The only child of a stockbroker and well-to-do mother, Richard Jason described himself as “second-generation nouveau riche” and a born romantic. Friends say he was affable, charming, driven and a real Renaissance man. A good student, popular with classmates and teachers, Jason’s hellish behavior got him expelled from eight prep schools before he managed to graduate from Rhodes School. His father bought him a seat on the New York Stock Exchange, but Rick sold the seat and enlisted in the Army Air Corps (1943-45). After the war he attended the American Academy of Dramatic Arts on the GI Bill. While attending a New York play he was spotted by actor-director Hume Cronyn, who immediately cast him in “Now I Lay me Down to Sleep”. The role earned Rick a Theater World Award and a Hollywood contract with Columbia Pictures (he was offered contracts by four different studios).

For the first year he was under contract, a frustrated Jason did not work. Meanwhile, MGM was searching for an actor to replace the departed Fernando Lamas in Sombrero (1953). Jason, now released from Columbia, landed the role. This success led to The Saracen Blade (1954) and RKO’s This Is My Love (1954). Twentieth Century-Fox then signed him for the male lead in The Lieutenant Wore Skirts (1956), after which he was signed to a multi-picture contract. His first project, an adaptation of John Steinbeck’s “The Wayward Bus” (The Wayward Bus (1957)), earned him critical acclaim; a string of strong performances, both in films and TV, followed.

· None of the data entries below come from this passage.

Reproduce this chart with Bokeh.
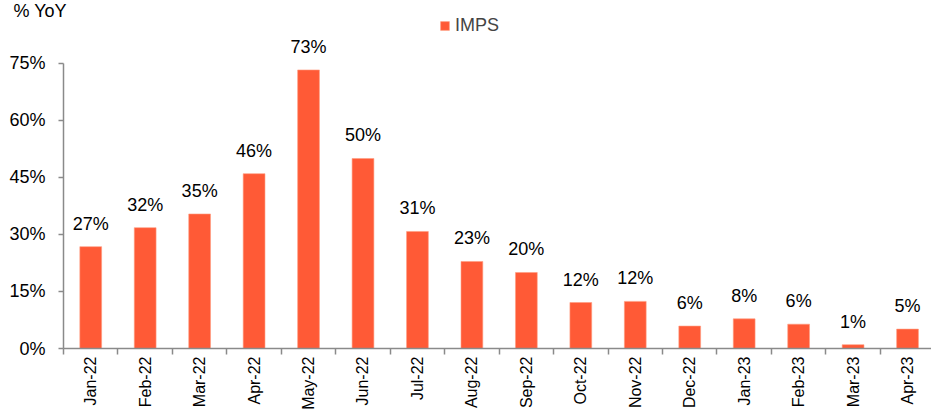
import math
from bokeh.plotting import figure
from bokeh.models import (Range1d, FixedTicker, PrintfTickFormatter, ColumnDataSource,
                          Legend, LegendItem)
from bokeh.core.properties import value
from bokeh.embed import file_html
from bokeh.resources import INLINE

months = ["Jan-22", "Feb-22", "Mar-22", "Apr-22", "May-22", "Jun-22", "Jul-22", "Aug-22",
          "Sep-22", "Oct-22", "Nov-22", "Dec-22", "Jan-23", "Feb-23", "Mar-23", "Apr-23"]
imps = [26.8, 31.8, 35.4, 46.0, 73.3, 50.0, 30.8, 22.9, 20.0, 12.1, 12.4, 5.9, 7.8, 6.4, 1.0, 5.1]
y_ticks = [0, 15, 30, 45, 60, 75]

FONT = "Liberation Sans"
FS = "18px"
BAR = "#FF5A36"
AXIS = "#8A8A8A"

xs = list(range(len(months)))
src = ColumnDataSource(dict(x=xs, v=imps, lab=[f"{round(v)}%" for v in imps]))

p = figure(width=931, height=414, output_backend="svg", toolbar_location=None,
           x_range=Range1d(-0.5, 15.44), y_range=Range1d(0, 86.84),
           min_border_left=63, min_border_right=0, min_border_top=0, min_border_bottom=66)
p.outline_line_color = None
p.xgrid.visible = False
p.ygrid.visible = False

p.title.text = "% YoY"
p.title.align = "left"
p.title.offset = -50
try:
    p.title.standoff = -4
except Exception:
    p.title.standoff = 0
p.title.text_font = FONT
p.title.text_font_size = FS
p.title.text_font_style = "normal"
p.title.text_color = "#000000"

r = p.vbar(x="x", top="v", width=0.4, source=src, fill_color=BAR, line_color="#FF9C80",
           line_width=0.6)
p.text(x="x", y="v", text="lab", source=src, text_align="center", text_baseline="alphabetic",
       y_offset=-23, text_font=value(FONT), text_font_size=FS, text_color="#000000")

# y axis
ya = p.yaxis[0]
ya.ticker = FixedTicker(ticks=y_ticks, minor_ticks=[])
ya.formatter = PrintfTickFormatter(format="%d%%")
ya.bounds = (0, 75)
ya.axis_line_color = AXIS
ya.axis_line_width = 1.5
ya.major_tick_line_color = AXIS
ya.major_tick_line_width = 1.5
ya.major_tick_out = 5
ya.major_tick_in = 0
ya.minor_tick_line_color = None
ya.major_label_standoff = 13
ya.major_label_text_font = FONT
ya.major_label_text_font_size = FS
ya.major_label_text_color = "#000000"

# x axis
xa = p.xaxis[0]
xa.ticker = FixedTicker(ticks=xs, minor_ticks=[i - 0.5 for i in range(len(months) + 1)])
xa.major_label_overrides = {i: m for i, m in enumerate(months)}
xa.axis_line_color = AXIS
xa.axis_line_width = 1.5
xa.major_tick_line_color = None
xa.major_tick_out = 6
xa.major_tick_in = 0
xa.minor_tick_line_color = AXIS
xa.minor_tick_line_width = 1.5
xa.minor_tick_out = 6
xa.minor_tick_in = 0
xa.major_label_orientation = math.pi / 2
xa.major_label_standoff = 2
xa.major_label_text_font = FONT
xa.major_label_text_font_size = "16px"
xa.major_label_text_color = "#000000"

legend = Legend(items=[LegendItem(label="IMPS", renderers=[r])],
                location=(376, 312), orientation="horizontal", padding=0, margin=0,
                border_line_color=None, background_fill_alpha=0,
                glyph_width=11, glyph_height=11, label_standoff=5,
                label_text_font=FONT, label_text_font_size=FS, label_height=17)
p.add_layout(legend, "center")

open("out.html", "w").write(file_html(p, INLINE))
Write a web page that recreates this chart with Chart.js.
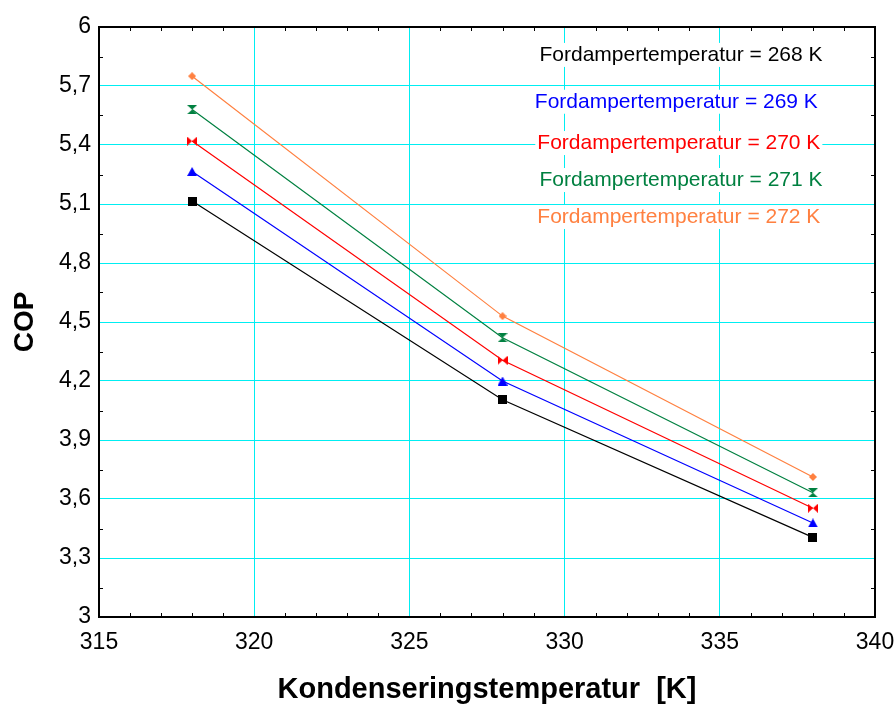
<!DOCTYPE html>
<html>
<head>
<meta charset="utf-8">
<script src="https://cdn.jsdelivr.net/npm/chart.js@4.4.1/dist/chart.umd.min.js"></script>
<style>
  html, body { margin: 0; padding: 0; background: #ffffff; }
  #wrap { width: 896px; height: 704px; }
</style>
</head>
<body>
<div id="wrap"><canvas id="c" width="896" height="704"></canvas></div>
<script>
// Condensing temperature [K] on the x axis
const condTemps = [318, 328, 338];
// Evaporator temperatures, one curve each
const evapTemps = [268, 269, 270, 271, 272];
// COP for each evaporator temperature
const cop268 = [5.115, 4.105, 3.405];
const cop269 = [5.265, 4.200, 3.478];
const cop270 = [5.420, 4.305, 3.553];
const cop271 = [5.580, 4.420, 3.632];
const cop272 = [5.750, 4.530, 3.712];
// Axis ticks
const xTicks = [315, 320, 325, 330, 335, 340];
const yTicks = [3, 3.3, 3.6, 3.9, 4.2, 4.5, 4.8, 5.1, 5.4, 5.7, 6];

const seriesValues = [cop268, cop269, cop270, cop271, cop272];
const seriesColors = ['#000000', '#0000ff', '#ff0000', '#008040', '#ff8040'];
const GRID = '#00eef2';
const FONT = '"Liberation Sans", Arial, sans-serif';

function markerCanvas(w, h, color, path) {
  const cv = document.createElement('canvas');
  cv.width = w; cv.height = h;
  const g = cv.getContext('2d');
  g.fillStyle = color;
  g.beginPath();
  path(g, w, h);
  g.closePath();
  g.fill();
  return cv;
}
const markers = [
  markerCanvas(9, 9, seriesColors[0], (g, w, h) => { g.rect(0, 0, w, h); }),
  markerCanvas(10, 9, seriesColors[1], (g, w, h) => { g.moveTo(w / 2, 0); g.lineTo(w, h); g.lineTo(0, h); }),
  markerCanvas(10, 9, seriesColors[2], (g, w, h) => {
    g.moveTo(0, 0); g.lineTo(w / 2, h / 2); g.lineTo(w, 0); g.lineTo(w, h); g.lineTo(w / 2, h / 2); g.lineTo(0, h);
  }),
  markerCanvas(10, 9, seriesColors[3], (g, w, h) => {
    g.moveTo(0, 0); g.lineTo(w, 0); g.lineTo(w / 2, h / 2); g.lineTo(w, h); g.lineTo(0, h); g.lineTo(w / 2, h / 2);
  }),
  markerCanvas(8, 8, seriesColors[4], (g, w, h) => { g.moveTo(w / 2, 0); g.lineTo(w, h / 2); g.lineTo(w / 2, h); g.lineTo(0, h / 2); })
];

const datasets = evapTemps.map((t, i) => ({
  label: 'Fordampertemperatur = ' + t + ' K',
  data: condTemps.map((x, j) => ({ x: x, y: seriesValues[i][j] })),
  borderColor: seriesColors[i],
  backgroundColor: seriesColors[i],
  borderWidth: 1.2,
  pointStyle: markers[i],
  pointRadius: 5,
  pointHoverRadius: 5,
  tension: 0
}));

const fmt = v => String(Math.round(v * 10) / 10).replace('.', ',');

// Plot frame with inward minor ticks on all four sides
const framePlugin = {
  id: 'frame',
  afterDatasetsDraw(chart) {
    const { ctx, chartArea: a, scales: { x, y } } = chart;
    ctx.save();
    ctx.strokeStyle = '#000000';
    ctx.lineWidth = 1;
    ctx.beginPath();
    for (let v = xTicks[0] + 1; v < xTicks[xTicks.length - 1]; v += 1) {
      if (v % 5 === 0) continue;
      const px = Math.round(x.getPixelForValue(v)) + 0.5;
      ctx.moveTo(px, a.bottom); ctx.lineTo(px, a.bottom - 4);
      ctx.moveTo(px, a.top); ctx.lineTo(px, a.top + 4);
    }
    for (let k = 0; k < yTicks.length - 1; k++) {
      const v = (yTicks[k] + yTicks[k + 1]) / 2;
      const py = Math.round(y.getPixelForValue(v)) + 0.5;
      ctx.moveTo(a.left, py); ctx.lineTo(a.left + 4, py);
      ctx.moveTo(a.right, py); ctx.lineTo(a.right - 4, py);
    }
    ctx.stroke();
    ctx.lineWidth = 2;
    ctx.strokeRect(a.left, a.top, a.right - a.left, a.bottom - a.top);
    ctx.restore();
  }
};

// Curve captions in the upper right, each on a white box
const captionPlugin = {
  id: 'captions',
  afterDraw(chart) {
    const { ctx, scales: { x, y } } = chart;
    const anchors = [
      [333.75, 5.858], [333.60, 5.620], [333.68, 5.410], [333.75, 5.222], [333.68, 5.034]
    ];
    ctx.save();
    ctx.font = '21px ' + FONT;
    ctx.textAlign = 'center';
    ctx.textBaseline = 'middle';
    evapTemps.forEach((t, i) => {
      const text = 'Fordampertemperatur = ' + t + ' K';
      const cx = x.getPixelForValue(anchors[i][0]);
      const cy = y.getPixelForValue(anchors[i][1]);
      const w = ctx.measureText(text).width;
      ctx.fillStyle = '#ffffff';
      ctx.fillRect(cx - w / 2 - 2, cy - 12, w + 4, 24);
      ctx.fillStyle = seriesColors[i];
      ctx.fillText(text, cx, cy);
    });
    ctx.restore();
  }
};

new Chart(document.getElementById('c'), {
  type: 'line',
  data: { datasets: datasets },
  plugins: [framePlugin, captionPlugin],
  options: {
    responsive: false,
    devicePixelRatio: 1,
    animation: false,
    layout: { padding: { top: 27, right: 21, left: 0, bottom: 0 } },
    plugins: { legend: { display: false }, tooltip: { enabled: false } },
    scales: {
      x: {
        type: 'linear',
        min: xTicks[0],
        max: xTicks[xTicks.length - 1],
        afterBuildTicks: s => { s.ticks = xTicks.map(v => ({ value: v })); },
        afterFit: s => { s.height = 87; s.paddingLeft = 0; s.paddingRight = 0; },
        grid: {
          drawTicks: false,
          color: c => (c.tick && (c.tick.value === xTicks[0] || c.tick.value === xTicks[xTicks.length - 1])) ? 'rgba(0,0,0,0)' : GRID,
          lineWidth: 1
        },
        border: { display: false },
        ticks: {
          color: '#000000',
          padding: 12,
          maxRotation: 0,
          font: { family: FONT, size: 23 },
          callback: v => String(v)
        },
        title: {
          display: true,
          text: 'Kondenseringstemperatur  [K]',
          color: '#000000',
          font: { family: FONT, size: 29, weight: 'bold', lineHeight: 1 },
          padding: { top: 0, bottom: 0 }
        }
      },
      y: {
        type: 'linear',
        min: yTicks[0],
        max: yTicks[yTicks.length - 1],
        afterBuildTicks: s => { s.ticks = yTicks.map(v => ({ value: v })); },
        afterFit: s => { s.width = 99; s.paddingTop = 0; s.paddingBottom = 0; },
        grid: {
          drawTicks: false,
          color: c => (c.tick && (c.tick.value === yTicks[0] || c.tick.value === yTicks[yTicks.length - 1])) ? 'rgba(0,0,0,0)' : GRID,
          lineWidth: 1
        },
        border: { display: false },
        ticks: {
          color: '#000000',
          padding: 8,
          font: { family: FONT, size: 23 },
          callback: v => fmt(v)
        },
        title: {
          display: true,
          text: 'COP',
          color: '#000000',
          font: { family: FONT, size: 28, weight: 'bold', lineHeight: 1 },
          padding: { top: 11, bottom: 0 }
        }
      }
    }
  }
});
</script>
</body>
</html>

Rick was deluged by more than 30 offers for TV series. In 1960 he starred as suave insurance investigator Robin Scott in The Case of the Dangerous Robin (1960). The series ran 38 episodes and made Jason the first actor to use martial arts (karate) on TV. In September 1962 he exploded onto prime-time screens as the cool, calm and collected Lt. Gil Hanley in ABC’s hit series Combat! (1962), Five seasons and 152 episodes later, Jason was a household name. After “Combat!” Rick returned to theater. He also made films in Japan and Israel. In 1970 he took the lead in the 1970 pilot Prudence and the Chief (1970). His TV career remained strong, and in the ’70s and ’80s he appeared in Matt Houston (1982), Police Woman (1974), Murder, She Wrote (1984), Wonder Woman (1975), Fantasy Island (1977), Airwolf (1984) and Dallas (1978). In 1973 he was a regular on the soap opera “Young and the Restless, The” (1973). After his retirement he kept busy doing voice-overs for commercials and ran the Wine Locker, a 4,000-square-foot facility used to store fine wines under optimal conditions. Sadly, he died of a self-inflicted gunshot in October 2000.